Le Monde est cet étrange quotidien qui choisit pour titre principal de son édition " en ligne " du 25-26 septembre 2002 :
" Le débat sur la guerre s’invite dans les élections "
(un article consacré au débat sur une éventuelle guerre américaine en Irak à l’approche des élections du 5 novembre qui renouvelleront partiellement la Chambre des représentants et le Sénat.)...

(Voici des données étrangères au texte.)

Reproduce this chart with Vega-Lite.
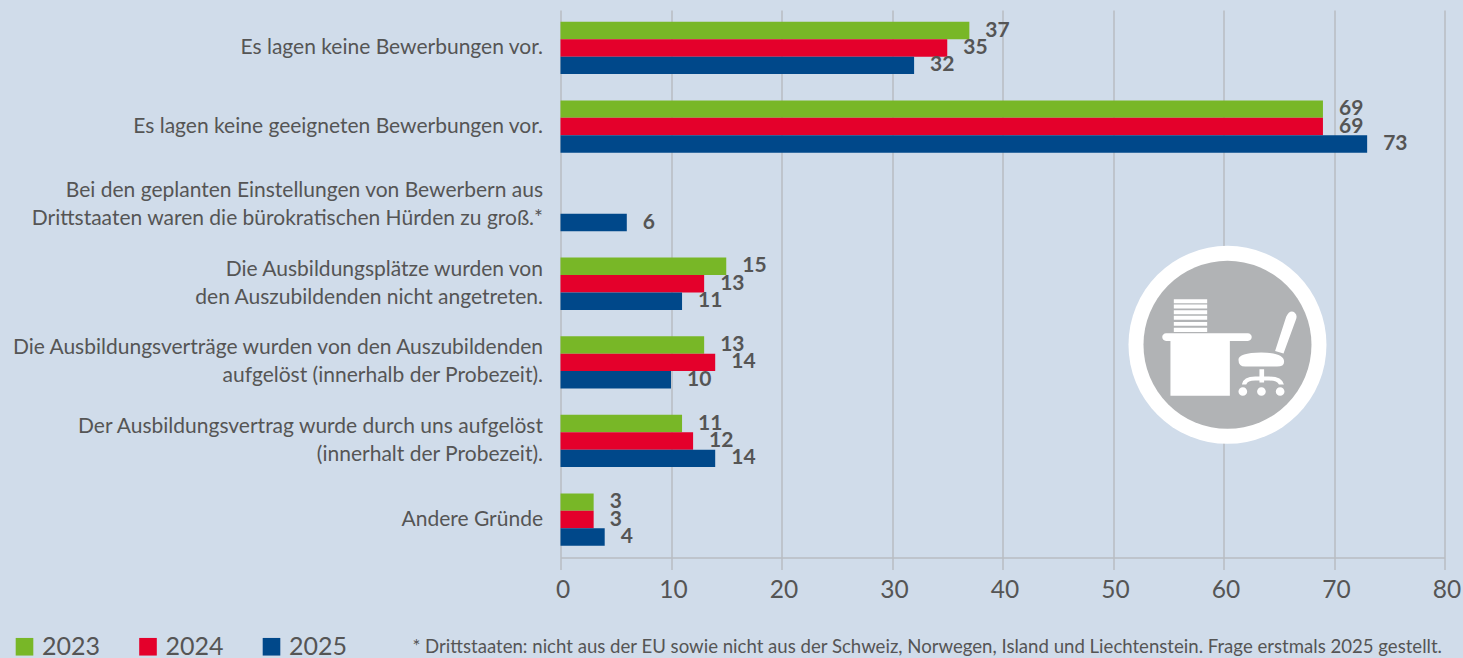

... Et qui titre sur cinq colonnes son édition " papier " du même jour sur :
" L’échec de Jospin vu par sa femme ".

L’importance de l’enjeu justifie que l’on mobilise le Directeur de la rédaction, un Directeur adjoint et deux Rédactrices en chef pour rendre compte de cet événement de portée mondiale : la publication du " journal intime " de Mme Agacinski. Et que l’on accorde à cet événement retentissant toute la place qu’il mérite : la " Une ", deux pages intérieures, et une chronique en dernière page.

Ce qui nous vaut en pages intérieures :

 un article d’Hervé Gattegno et Anne-Lise Rocatti (rédactrice en chef) : " Campagne et défaite de Lionel Jospin, racontées par son épouse " ;

 un entretien avec Mme Agacinski, dont les propos ont été recueillis par d’Hervé Gattegno et Anne-Lise Rocatti et ... Edwy Plenel soi-même (Directeur de la rédaction), sobrement titré : " Des gens l’interpellent : "On a besoin de vous, pourquoi n’êtes-vous pas là ?" Il répond : "Le 21 avril, j’étais là. C’est vous qui n’y étiez pas" ".

 un extrait de l’ouvrage

 une critique de livre signée Josyane Savigneau (Rédactrice en chef) : " Une intellectuelle dans la bataille politique, ou le risque de l’intime " [1]

A quoi, il faut ajouter la chronique de Pierre Georges (directeur adjoint), en dernière page : " Le nouveau pacte ".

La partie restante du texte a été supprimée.